_Exercise brief_
Repeat the data below exactly, dropping any pictures it holds.

_Source excerpt_

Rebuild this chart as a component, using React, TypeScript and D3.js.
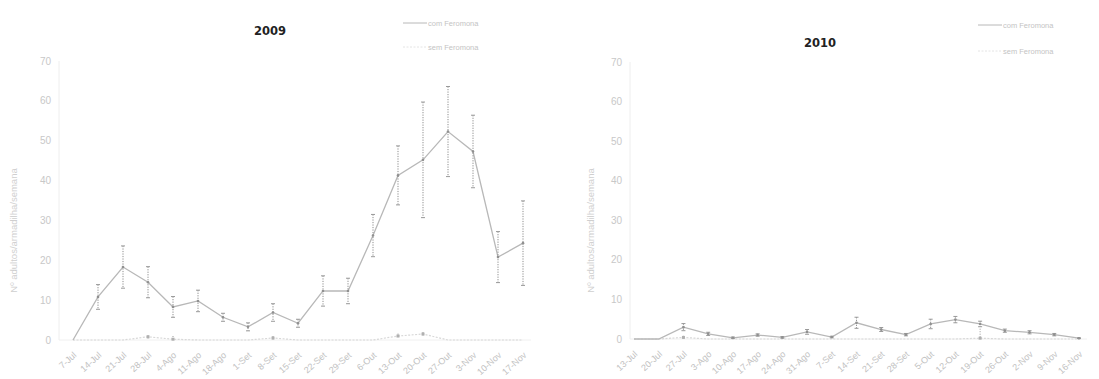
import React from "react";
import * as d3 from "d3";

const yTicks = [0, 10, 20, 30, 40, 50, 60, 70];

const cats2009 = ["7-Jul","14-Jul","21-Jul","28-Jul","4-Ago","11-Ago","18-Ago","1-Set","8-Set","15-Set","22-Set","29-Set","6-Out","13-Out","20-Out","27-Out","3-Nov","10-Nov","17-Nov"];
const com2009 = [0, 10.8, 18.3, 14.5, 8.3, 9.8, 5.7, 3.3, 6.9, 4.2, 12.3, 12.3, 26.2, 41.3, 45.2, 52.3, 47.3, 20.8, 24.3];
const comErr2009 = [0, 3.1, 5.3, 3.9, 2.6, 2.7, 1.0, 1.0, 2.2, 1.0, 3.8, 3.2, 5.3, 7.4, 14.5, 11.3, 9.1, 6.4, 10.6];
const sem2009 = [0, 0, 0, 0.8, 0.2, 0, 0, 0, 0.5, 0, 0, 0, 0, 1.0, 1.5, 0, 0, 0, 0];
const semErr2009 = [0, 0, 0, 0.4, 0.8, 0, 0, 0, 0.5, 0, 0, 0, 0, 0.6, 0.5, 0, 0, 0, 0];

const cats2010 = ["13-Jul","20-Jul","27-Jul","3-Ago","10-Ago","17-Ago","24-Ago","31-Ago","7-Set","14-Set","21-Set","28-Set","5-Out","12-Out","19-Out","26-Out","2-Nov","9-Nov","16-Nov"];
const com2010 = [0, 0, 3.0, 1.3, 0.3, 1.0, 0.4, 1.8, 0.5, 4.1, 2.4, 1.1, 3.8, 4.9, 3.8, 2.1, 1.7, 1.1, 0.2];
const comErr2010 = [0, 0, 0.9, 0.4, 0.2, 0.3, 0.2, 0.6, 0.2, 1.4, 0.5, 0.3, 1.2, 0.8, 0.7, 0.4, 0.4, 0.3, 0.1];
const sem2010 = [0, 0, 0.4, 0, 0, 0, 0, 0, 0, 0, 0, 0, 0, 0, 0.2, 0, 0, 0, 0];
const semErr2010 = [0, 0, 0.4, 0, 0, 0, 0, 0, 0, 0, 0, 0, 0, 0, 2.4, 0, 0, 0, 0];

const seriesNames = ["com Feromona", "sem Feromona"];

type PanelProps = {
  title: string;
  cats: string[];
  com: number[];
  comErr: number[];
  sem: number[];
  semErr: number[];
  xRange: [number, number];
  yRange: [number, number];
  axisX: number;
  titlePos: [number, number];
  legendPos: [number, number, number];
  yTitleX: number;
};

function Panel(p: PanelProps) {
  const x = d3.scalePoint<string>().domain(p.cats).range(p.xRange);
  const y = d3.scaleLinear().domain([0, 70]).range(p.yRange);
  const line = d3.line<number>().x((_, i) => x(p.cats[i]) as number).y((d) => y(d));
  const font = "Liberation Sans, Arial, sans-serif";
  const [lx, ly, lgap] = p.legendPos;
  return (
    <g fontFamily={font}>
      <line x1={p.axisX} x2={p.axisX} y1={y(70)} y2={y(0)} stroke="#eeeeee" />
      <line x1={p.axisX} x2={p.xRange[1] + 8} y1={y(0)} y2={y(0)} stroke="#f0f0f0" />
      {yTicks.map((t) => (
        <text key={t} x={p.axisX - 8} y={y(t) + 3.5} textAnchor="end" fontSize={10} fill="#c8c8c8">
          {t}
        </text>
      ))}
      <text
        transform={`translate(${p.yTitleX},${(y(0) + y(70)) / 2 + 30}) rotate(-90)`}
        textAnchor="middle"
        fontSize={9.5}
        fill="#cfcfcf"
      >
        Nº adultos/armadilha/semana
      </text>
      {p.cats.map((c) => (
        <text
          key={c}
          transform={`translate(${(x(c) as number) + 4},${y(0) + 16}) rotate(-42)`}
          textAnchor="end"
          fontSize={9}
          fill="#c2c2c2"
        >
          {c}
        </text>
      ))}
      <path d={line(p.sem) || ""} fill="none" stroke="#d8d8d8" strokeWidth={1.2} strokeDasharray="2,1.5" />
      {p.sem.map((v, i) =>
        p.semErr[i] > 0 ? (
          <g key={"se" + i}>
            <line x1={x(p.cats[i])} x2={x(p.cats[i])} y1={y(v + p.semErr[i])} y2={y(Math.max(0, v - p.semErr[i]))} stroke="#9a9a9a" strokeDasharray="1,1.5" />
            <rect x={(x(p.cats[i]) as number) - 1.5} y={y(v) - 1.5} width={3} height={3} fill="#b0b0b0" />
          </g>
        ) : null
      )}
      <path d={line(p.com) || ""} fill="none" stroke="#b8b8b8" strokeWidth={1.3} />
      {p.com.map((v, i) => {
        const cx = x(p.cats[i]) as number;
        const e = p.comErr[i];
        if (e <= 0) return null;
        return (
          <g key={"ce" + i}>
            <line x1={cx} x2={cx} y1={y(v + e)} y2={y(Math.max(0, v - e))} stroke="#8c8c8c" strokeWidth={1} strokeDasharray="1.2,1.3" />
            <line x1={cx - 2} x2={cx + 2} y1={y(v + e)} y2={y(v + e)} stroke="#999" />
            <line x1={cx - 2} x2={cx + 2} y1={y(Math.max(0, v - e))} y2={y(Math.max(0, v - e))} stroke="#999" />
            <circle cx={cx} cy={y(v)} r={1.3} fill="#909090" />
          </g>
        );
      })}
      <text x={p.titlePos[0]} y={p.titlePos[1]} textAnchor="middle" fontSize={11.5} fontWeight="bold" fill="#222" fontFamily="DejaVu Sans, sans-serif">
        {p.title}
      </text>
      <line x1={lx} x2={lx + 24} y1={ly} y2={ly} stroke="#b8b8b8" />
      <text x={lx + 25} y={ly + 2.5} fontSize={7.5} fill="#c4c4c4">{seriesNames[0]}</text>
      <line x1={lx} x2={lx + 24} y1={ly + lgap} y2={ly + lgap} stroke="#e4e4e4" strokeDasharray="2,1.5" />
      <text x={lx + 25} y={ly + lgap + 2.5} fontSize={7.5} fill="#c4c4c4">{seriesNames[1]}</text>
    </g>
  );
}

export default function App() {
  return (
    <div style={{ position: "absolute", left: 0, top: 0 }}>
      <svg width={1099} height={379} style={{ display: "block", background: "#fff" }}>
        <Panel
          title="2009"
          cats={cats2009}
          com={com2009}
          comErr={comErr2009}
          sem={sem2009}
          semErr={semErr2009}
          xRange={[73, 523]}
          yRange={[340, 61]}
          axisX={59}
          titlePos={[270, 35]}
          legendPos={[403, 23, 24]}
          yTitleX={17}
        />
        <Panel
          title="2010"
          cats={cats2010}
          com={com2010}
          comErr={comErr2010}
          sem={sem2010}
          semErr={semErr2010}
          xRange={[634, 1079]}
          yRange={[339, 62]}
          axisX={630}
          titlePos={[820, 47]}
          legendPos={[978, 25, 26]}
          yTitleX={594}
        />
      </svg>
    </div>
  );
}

_Result of this exercise_
Rebuild this chart as a component, using React, TypeScript and D3.js.
import React from "react";
import * as d3 from "d3";

const yTicks = [0, 10, 20, 30, 40, 50, 60, 70];

const cats2009 = ["7-Jul","14-Jul","21-Jul","28-Jul","4-Ago","11-Ago","18-Ago","1-Set","8-Set","15-Set","22-Set","29-Set","6-Out","13-Out","20-Out","27-Out","3-Nov","10-Nov","17-Nov"];
const com2009 = [0, 10.8, 18.3, 14.5, 8.3, 9.8, 5.7, 3.3, 6.9, 4.2, 12.3, 12.3, 26.2, 41.3, 45.2, 52.3, 47.3, 20.8, 24.3];
const comErr2009 = [0, 3.1, 5.3, 3.9, 2.6, 2.7, 1.0, 1.0, 2.2, 1.0, 3.8, 3.2, 5.3, 7.4, 14.5, 11.3, 9.1, 6.4, 10.6];
const sem2009 = [0, 0, 0, 0.8, 0.2, 0, 0, 0, 0.5, 0, 0, 0, 0, 1.0, 1.5, 0, 0, 0, 0];
const semErr2009 = [0, 0, 0, 0.4, 0.8, 0, 0, 0, 0.5, 0, 0, 0, 0, 0.6, 0.5, 0, 0, 0, 0];

const cats2010 = ["13-Jul","20-Jul","27-Jul","3-Ago","10-Ago","17-Ago","24-Ago","31-Ago","7-Set","14-Set","21-Set","28-Set","5-Out","12-Out","19-Out","26-Out","2-Nov","9-Nov","16-Nov"];
const com2010 = [0, 0, 3.0, 1.3, 0.3, 1.0, 0.4, 1.8, 0.5, 4.1, 2.4, 1.1, 3.8, 4.9, 3.8, 2.1, 1.7, 1.1, 0.2];
const comErr2010 = [0, 0, 0.9, 0.4, 0.2, 0.3, 0.2, 0.6, 0.2, 1.4, 0.5, 0.3, 1.2, 0.8, 0.7, 0.4, 0.4, 0.3, 0.1];
const sem2010 = [0, 0, 0.4, 0, 0, 0, 0, 0, 0, 0, 0, 0, 0, 0, 0.2, 0, 0, 0, 0];
const semErr2010 = [0, 0, 0.4, 0, 0, 0, 0, 0, 0, 0, 0, 0, 0, 0, 2.4, 0, 0, 0, 0];

const seriesNames = ["com Feromona", "sem Feromona"];

type PanelProps = {
  title: string;
  cats: string[];
  com: number[];
  comErr: number[];
  sem: number[];
  semErr: number[];
  xRange: [number, number];
  yRange: [number, number];
  axisX: number;
  titlePos: [number, number];
  legendPos: [number, number, number];
  yTitleX: number;
};

function Panel(p: PanelProps) {
  const x = d3.scalePoint<string>().domain(p.cats).range(p.xRange);
  const y = d3.scaleLinear().domain([0, 70]).range(p.yRange);
  const line = d3.line<number>().x((_, i) => x(p.cats[i]) as number).y((d) => y(d));
  const font = "Liberation Sans, Arial, sans-serif";
  const [lx, ly, lgap] = p.legendPos;
  return (
    <g fontFamily={font}>
      <line x1={p.axisX} x2={p.axisX} y1={y(70)} y2={y(0)} stroke="#eeeeee" />
      <line x1={p.axisX} x2={p.xRange[1] + 8} y1={y(0)} y2={y(0)} stroke="#f0f0f0" />
      {yTicks.map((t) => (
        <text key={t} x={p.axisX - 8} y={y(t) + 3.5} textAnchor="end" fontSize={10} fill="#c8c8c8">
          {t}
        </text>
      ))}
      <text
        transform={`translate(${p.yTitleX},${(y(0) + y(70)) / 2 + 30}) rotate(-90)`}
        textAnchor="middle"
        fontSize={9.5}
        fill="#cfcfcf"
      >
        Nº adultos/armadilha/semana
      </text>
      {p.cats.map((c) => (
        <text
          key={c}
          transform={`translate(${(x(c) as number) + 4},${y(0) + 16}) rotate(-42)`}
          textAnchor="end"
          fontSize={9}
          fill="#c2c2c2"
        >
          {c}
        </text>
      ))}
      <path d={line(p.sem) || ""} fill="none" stroke="#d8d8d8" strokeWidth={1.2} strokeDasharray="2,1.5" />
      {p.sem.map((v, i) =>
        p.semErr[i] > 0 ? (
          <g key={"se" + i}>
            <line x1={x(p.cats[i])} x2={x(p.cats[i])} y1={y(v + p.semErr[i])} y2={y(Math.max(0, v - p.semErr[i]))} stroke="#9a9a9a" strokeDasharray="1,1.5" />
            <rect x={(x(p.cats[i]) as number) - 1.5} y={y(v) - 1.5} width={3} height={3} fill="#b0b0b0" />
          </g>
        ) : null
      )}
      <path d={line(p.com) || ""} fill="none" stroke="#b8b8b8" strokeWidth={1.3} />
      {p.com.map((v, i) => {
        const cx = x(p.cats[i]) as number;
        const e = p.comErr[i];
        if (e <= 0) return null;
        return (
          <g key={"ce" + i}>
            <line x1={cx} x2={cx} y1={y(v + e)} y2={y(Math.max(0, v - e))} stroke="#8c8c8c" strokeWidth={1} strokeDasharray="1.2,1.3" />
            <line x1={cx - 2} x2={cx + 2} y1={y(v + e)} y2={y(v + e)} stroke="#999" />
            <line x1={cx - 2} x2={cx + 2} y1={y(Math.max(0, v - e))} y2={y(Math.max(0, v - e))} stroke="#999" />
            <circle cx={cx} cy={y(v)} r={1.3} fill="#909090" />
          </g>
        );
      })}
      <text x={p.titlePos[0]} y={p.titlePos[1]} textAnchor="middle" fontSize={11.5} fontWeight="bold" fill="#222" fontFamily="DejaVu Sans, sans-serif">
        {p.title}
      </text>
      <line x1={lx} x2={lx + 24} y1={ly} y2={ly} stroke="#b8b8b8" />
      <text x={lx + 25} y={ly + 2.5} fontSize={7.5} fill="#c4c4c4">{seriesNames[0]}</text>
      <line x1={lx} x2={lx + 24} y1={ly + lgap} y2={ly + lgap} stroke="#e4e4e4" strokeDasharray="2,1.5" />
      <text x={lx + 25} y={ly + lgap + 2.5} fontSize={7.5} fill="#c4c4c4">{seriesNames[1]}</text>
    </g>
  );
}

export default function App() {
  return (
    <div style={{ position: "absolute", left: 0, top: 0 }}>
      <svg width={1099} height={379} style={{ display: "block", background: "#fff" }}>
        <Panel
          title="2009"
          cats={cats2009}
          com={com2009}
          comErr={comErr2009}
          sem={sem2009}
          semErr={semErr2009}
          xRange={[73, 523]}
          yRange={[340, 61]}
          axisX={59}
          titlePos={[270, 35]}
          legendPos={[403, 23, 24]}
          yTitleX={17}
        />
        <Panel
          title="2010"
          cats={cats2010}
          com={com2010}
          comErr={comErr2010}
          sem={sem2010}
          semErr={semErr2010}
          xRange={[634, 1079]}
          yRange={[339, 62]}
          axisX={630}
          titlePos={[820, 47]}
          legendPos={[978, 25, 26]}
          yTitleX={594}
        />
      </svg>
    </div>
  );
}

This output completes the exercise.